→ The problem
Give the data below again exactly as it stands. Omit the pictures.

* * * * * * * * *

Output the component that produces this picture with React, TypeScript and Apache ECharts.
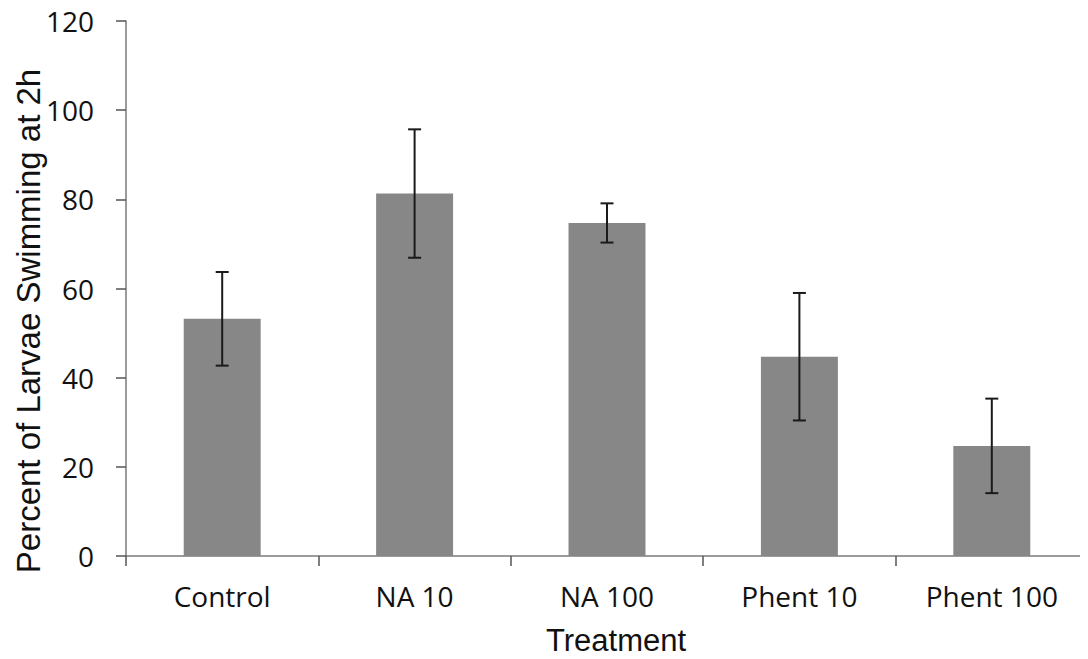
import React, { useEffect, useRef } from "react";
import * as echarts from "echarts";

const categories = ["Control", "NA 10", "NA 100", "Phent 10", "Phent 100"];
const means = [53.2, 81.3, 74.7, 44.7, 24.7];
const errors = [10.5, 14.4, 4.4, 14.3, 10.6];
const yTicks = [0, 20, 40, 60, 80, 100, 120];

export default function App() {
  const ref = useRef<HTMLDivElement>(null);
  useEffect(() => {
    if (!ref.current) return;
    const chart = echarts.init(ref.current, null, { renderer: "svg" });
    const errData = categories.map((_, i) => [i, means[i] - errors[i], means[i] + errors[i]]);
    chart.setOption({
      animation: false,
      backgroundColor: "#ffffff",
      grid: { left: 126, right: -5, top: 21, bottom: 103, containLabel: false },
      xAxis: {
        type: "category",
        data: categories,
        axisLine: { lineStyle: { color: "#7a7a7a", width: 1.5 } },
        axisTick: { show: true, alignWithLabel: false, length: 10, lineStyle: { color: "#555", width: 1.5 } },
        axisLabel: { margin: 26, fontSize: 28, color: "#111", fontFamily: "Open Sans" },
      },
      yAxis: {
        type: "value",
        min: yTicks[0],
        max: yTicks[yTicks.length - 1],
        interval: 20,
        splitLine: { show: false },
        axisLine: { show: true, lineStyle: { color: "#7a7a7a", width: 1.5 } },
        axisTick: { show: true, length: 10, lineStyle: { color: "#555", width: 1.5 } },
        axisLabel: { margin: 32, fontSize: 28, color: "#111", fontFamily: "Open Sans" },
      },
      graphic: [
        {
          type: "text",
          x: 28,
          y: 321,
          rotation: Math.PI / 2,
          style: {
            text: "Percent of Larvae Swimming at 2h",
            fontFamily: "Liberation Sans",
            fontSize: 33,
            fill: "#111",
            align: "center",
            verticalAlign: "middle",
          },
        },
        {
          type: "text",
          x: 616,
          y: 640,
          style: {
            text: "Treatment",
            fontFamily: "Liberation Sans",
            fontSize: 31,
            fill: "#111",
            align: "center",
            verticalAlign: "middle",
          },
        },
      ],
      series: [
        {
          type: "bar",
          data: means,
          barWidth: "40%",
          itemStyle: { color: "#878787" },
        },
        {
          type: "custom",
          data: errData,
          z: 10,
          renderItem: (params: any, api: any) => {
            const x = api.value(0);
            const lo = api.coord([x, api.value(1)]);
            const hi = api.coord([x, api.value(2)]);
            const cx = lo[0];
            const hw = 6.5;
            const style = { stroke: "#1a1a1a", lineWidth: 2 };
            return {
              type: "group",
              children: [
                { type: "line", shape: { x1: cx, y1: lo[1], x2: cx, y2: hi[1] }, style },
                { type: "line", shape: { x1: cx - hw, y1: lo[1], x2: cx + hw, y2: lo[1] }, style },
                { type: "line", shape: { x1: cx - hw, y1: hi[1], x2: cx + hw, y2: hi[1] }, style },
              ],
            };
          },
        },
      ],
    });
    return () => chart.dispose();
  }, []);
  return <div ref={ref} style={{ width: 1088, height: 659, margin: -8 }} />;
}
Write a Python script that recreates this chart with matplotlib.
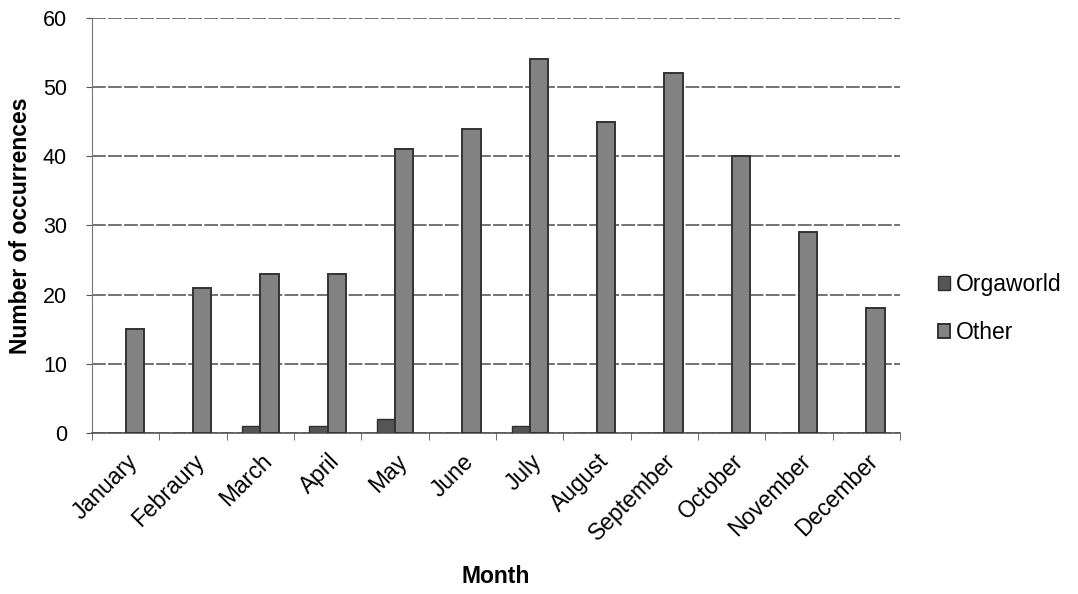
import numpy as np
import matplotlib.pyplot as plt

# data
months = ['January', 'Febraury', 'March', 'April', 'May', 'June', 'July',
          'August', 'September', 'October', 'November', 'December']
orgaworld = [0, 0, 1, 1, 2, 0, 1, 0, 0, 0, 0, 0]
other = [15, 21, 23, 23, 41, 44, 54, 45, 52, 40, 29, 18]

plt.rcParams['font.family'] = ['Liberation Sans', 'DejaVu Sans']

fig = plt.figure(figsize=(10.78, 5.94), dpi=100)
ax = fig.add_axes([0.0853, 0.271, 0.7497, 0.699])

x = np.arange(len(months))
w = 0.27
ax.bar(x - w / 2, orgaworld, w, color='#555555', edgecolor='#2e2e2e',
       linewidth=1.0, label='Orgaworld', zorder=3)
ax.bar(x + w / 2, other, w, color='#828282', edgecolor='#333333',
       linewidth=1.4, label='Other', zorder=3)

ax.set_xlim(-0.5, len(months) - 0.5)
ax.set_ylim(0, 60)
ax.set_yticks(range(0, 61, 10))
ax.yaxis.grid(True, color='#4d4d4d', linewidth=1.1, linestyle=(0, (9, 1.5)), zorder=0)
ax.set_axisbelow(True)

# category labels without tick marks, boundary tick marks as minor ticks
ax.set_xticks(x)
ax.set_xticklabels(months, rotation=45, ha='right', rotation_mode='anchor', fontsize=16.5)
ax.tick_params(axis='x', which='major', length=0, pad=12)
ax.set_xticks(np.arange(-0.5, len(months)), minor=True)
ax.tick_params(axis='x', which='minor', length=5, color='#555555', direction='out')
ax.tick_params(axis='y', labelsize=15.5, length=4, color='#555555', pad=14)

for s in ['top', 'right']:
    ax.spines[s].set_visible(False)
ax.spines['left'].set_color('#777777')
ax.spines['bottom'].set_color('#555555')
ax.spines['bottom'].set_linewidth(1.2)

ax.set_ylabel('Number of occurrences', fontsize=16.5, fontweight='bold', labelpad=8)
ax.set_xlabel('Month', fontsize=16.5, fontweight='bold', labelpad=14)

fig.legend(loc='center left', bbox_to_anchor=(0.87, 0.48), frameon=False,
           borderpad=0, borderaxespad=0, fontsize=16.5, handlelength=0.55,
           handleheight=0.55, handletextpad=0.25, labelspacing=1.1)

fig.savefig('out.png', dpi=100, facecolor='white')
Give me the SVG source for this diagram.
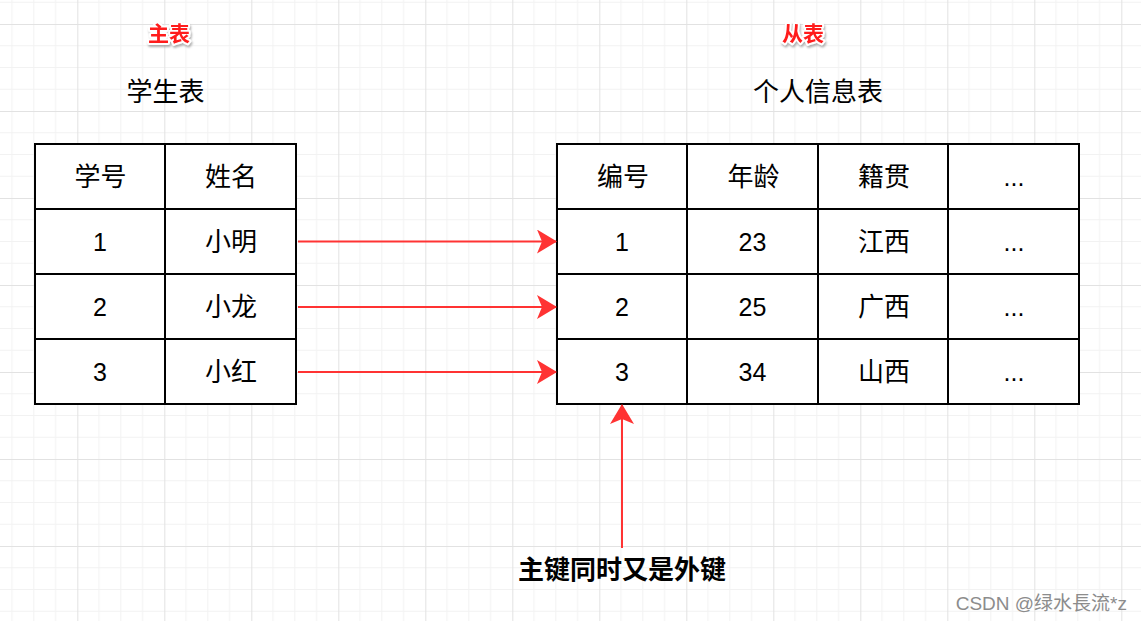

* * * * * * * * *

→ Response to the task
Output the component that produces this picture with React, TypeScript and Apache ECharts.
import React, { useEffect, useRef } from "react";
import * as echarts from "echarts";

const categories = ["Control", "NA 10", "NA 100", "Phent 10", "Phent 100"];
const means = [53.2, 81.3, 74.7, 44.7, 24.7];
const errors = [10.5, 14.4, 4.4, 14.3, 10.6];
const yTicks = [0, 20, 40, 60, 80, 100, 120];

export default function App() {
  const ref = useRef<HTMLDivElement>(null);
  useEffect(() => {
    if (!ref.current) return;
    const chart = echarts.init(ref.current, null, { renderer: "svg" });
    const errData = categories.map((_, i) => [i, means[i] - errors[i], means[i] + errors[i]]);
    chart.setOption({
      animation: false,
      backgroundColor: "#ffffff",
      grid: { left: 126, right: -5, top: 21, bottom: 103, containLabel: false },
      xAxis: {
        type: "category",
        data: categories,
        axisLine: { lineStyle: { color: "#7a7a7a", width: 1.5 } },
        axisTick: { show: true, alignWithLabel: false, length: 10, lineStyle: { color: "#555", width: 1.5 } },
        axisLabel: { margin: 26, fontSize: 28, color: "#111", fontFamily: "Open Sans" },
      },
      yAxis: {
        type: "value",
        min: yTicks[0],
        max: yTicks[yTicks.length - 1],
        interval: 20,
        splitLine: { show: false },
        axisLine: { show: true, lineStyle: { color: "#7a7a7a", width: 1.5 } },
        axisTick: { show: true, length: 10, lineStyle: { color: "#555", width: 1.5 } },
        axisLabel: { margin: 32, fontSize: 28, color: "#111", fontFamily: "Open Sans" },
      },
      graphic: [
        {
          type: "text",
          x: 28,
          y: 321,
          rotation: Math.PI / 2,
          style: {
            text: "Percent of Larvae Swimming at 2h",
            fontFamily: "Liberation Sans",
            fontSize: 33,
            fill: "#111",
            align: "center",
            verticalAlign: "middle",
          },
        },
        {
          type: "text",
          x: 616,
          y: 640,
          style: {
            text: "Treatment",
            fontFamily: "Liberation Sans",
            fontSize: 31,
            fill: "#111",
            align: "center",
            verticalAlign: "middle",
          },
        },
      ],
      series: [
        {
          type: "bar",
          data: means,
          barWidth: "40%",
          itemStyle: { color: "#878787" },
        },
        {
          type: "custom",
          data: errData,
          z: 10,
          renderItem: (params: any, api: any) => {
            const x = api.value(0);
            const lo = api.coord([x, api.value(1)]);
            const hi = api.coord([x, api.value(2)]);
            const cx = lo[0];
            const hw = 6.5;
            const style = { stroke: "#1a1a1a", lineWidth: 2 };
            return {
              type: "group",
              children: [
                { type: "line", shape: { x1: cx, y1: lo[1], x2: cx, y2: hi[1] }, style },
                { type: "line", shape: { x1: cx - hw, y1: lo[1], x2: cx + hw, y2: lo[1] }, style },
                { type: "line", shape: { x1: cx - hw, y1: hi[1], x2: cx + hw, y2: hi[1] }, style },
              ],
            };
          },
        },
      ],
    });
    return () => chart.dispose();
  }, []);
  return <div ref={ref} style={{ width: 1088, height: 659, margin: -8 }} />;
}
Write a Python script that recreates this chart with matplotlib.
import numpy as np
import matplotlib.pyplot as plt

# data
months = ['January', 'Febraury', 'March', 'April', 'May', 'June', 'July',
          'August', 'September', 'October', 'November', 'December']
orgaworld = [0, 0, 1, 1, 2, 0, 1, 0, 0, 0, 0, 0]
other = [15, 21, 23, 23, 41, 44, 54, 45, 52, 40, 29, 18]

plt.rcParams['font.family'] = ['Liberation Sans', 'DejaVu Sans']

fig = plt.figure(figsize=(10.78, 5.94), dpi=100)
ax = fig.add_axes([0.0853, 0.271, 0.7497, 0.699])

x = np.arange(len(months))
w = 0.27
ax.bar(x - w / 2, orgaworld, w, color='#555555', edgecolor='#2e2e2e',
       linewidth=1.0, label='Orgaworld', zorder=3)
ax.bar(x + w / 2, other, w, color='#828282', edgecolor='#333333',
       linewidth=1.4, label='Other', zorder=3)

ax.set_xlim(-0.5, len(months) - 0.5)
ax.set_ylim(0, 60)
ax.set_yticks(range(0, 61, 10))
ax.yaxis.grid(True, color='#4d4d4d', linewidth=1.1, linestyle=(0, (9, 1.5)), zorder=0)
ax.set_axisbelow(True)

# category labels without tick marks, boundary tick marks as minor ticks
ax.set_xticks(x)
ax.set_xticklabels(months, rotation=45, ha='right', rotation_mode='anchor', fontsize=16.5)
ax.tick_params(axis='x', which='major', length=0, pad=12)
ax.set_xticks(np.arange(-0.5, len(months)), minor=True)
ax.tick_params(axis='x', which='minor', length=5, color='#555555', direction='out')
ax.tick_params(axis='y', labelsize=15.5, length=4, color='#555555', pad=14)

for s in ['top', 'right']:
    ax.spines[s].set_visible(False)
ax.spines['left'].set_color('#777777')
ax.spines['bottom'].set_color('#555555')
ax.spines['bottom'].set_linewidth(1.2)

ax.set_ylabel('Number of occurrences', fontsize=16.5, fontweight='bold', labelpad=8)
ax.set_xlabel('Month', fontsize=16.5, fontweight='bold', labelpad=14)

fig.legend(loc='center left', bbox_to_anchor=(0.87, 0.48), frameon=False,
           borderpad=0, borderaxespad=0, fontsize=16.5, handlelength=0.55,
           handleheight=0.55, handletextpad=0.25, labelspacing=1.1)

fig.savefig('out.png', dpi=100, facecolor='white')
Give me the SVG source for this diagram.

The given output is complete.